Derry’s new Peace Bridge is the talk of the town these days but then new crossings across the Foyle always were, writes Ian Cullen.
This June will see the official opening of the latest crossing of the river - the fifth since 1790 - at an estimated cost of £13.5 million.
The impressive foot and cycle bridge has been capturing the imagination of residents and visitors to the city in recent months. On daily basis pedestrians can seen staring in awe as work continues on the structure - this has been especially prevalent since the massive surface sections were laid before Christmas. The next few weeks are expected to see the “final stage of the project take shape” when two enormous land sections are shifted into place and secured at either side of the river, says Graham Construction spokesperson Nuala Griffiths.
In the meantime the employees of the construction company - the firm which also built the Foyle Bridge - are “busy stressing cables” designed to hold the structure up, she adds.
The bridge has been hailed as an iconic structure for the city and will be completed by April, should everything go to plan. However, a major revamp project at the Ebrington parade ground - the bridge’s landing point in the Waterside - is to hold up the opening of the crossing until the summer.
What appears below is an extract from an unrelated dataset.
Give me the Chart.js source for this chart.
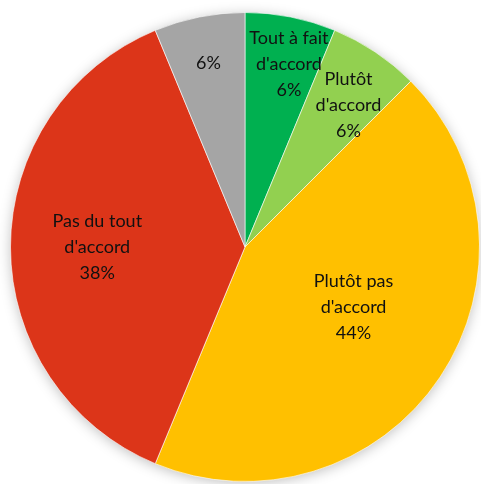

As a spokesperson for Ilex - which is responsible for the regeneration of the former 170 year-old British Army barracks - explained: “There’d be little point opening the new bridge onto a building site.”
In pubs, shops, offices, schools and all other levels of Derry society - across the political spectrum - there’s been great a great deal of talk about the new bridge. For the most part, it would appear that the talk has been positive and fuelled by excitement.
Of course naysayers have been giving their tuppence worth. There are those who no more than a couple of years ago said ‘I’ll believe it when I see it’ while some now say the bridge will add nothing to the city and that the money should be spent on ‘more important stuff’. But then there were those who had the same philosophy about the Foyle Bridge in the late 1970s and early 1980s - an artery that has saved 21th century Derry from everlasting gridlock.
No doubt there was great fanfare at the opening of the first crossing - known as the Wooden Bridge - on November 23, 1790. And as the excitement grows in the countdown to the big opening day this June, the organisers are sure to be expecting a massive turnout of Derry folk and others eager to stretch their legs on the city’s fancy new icon.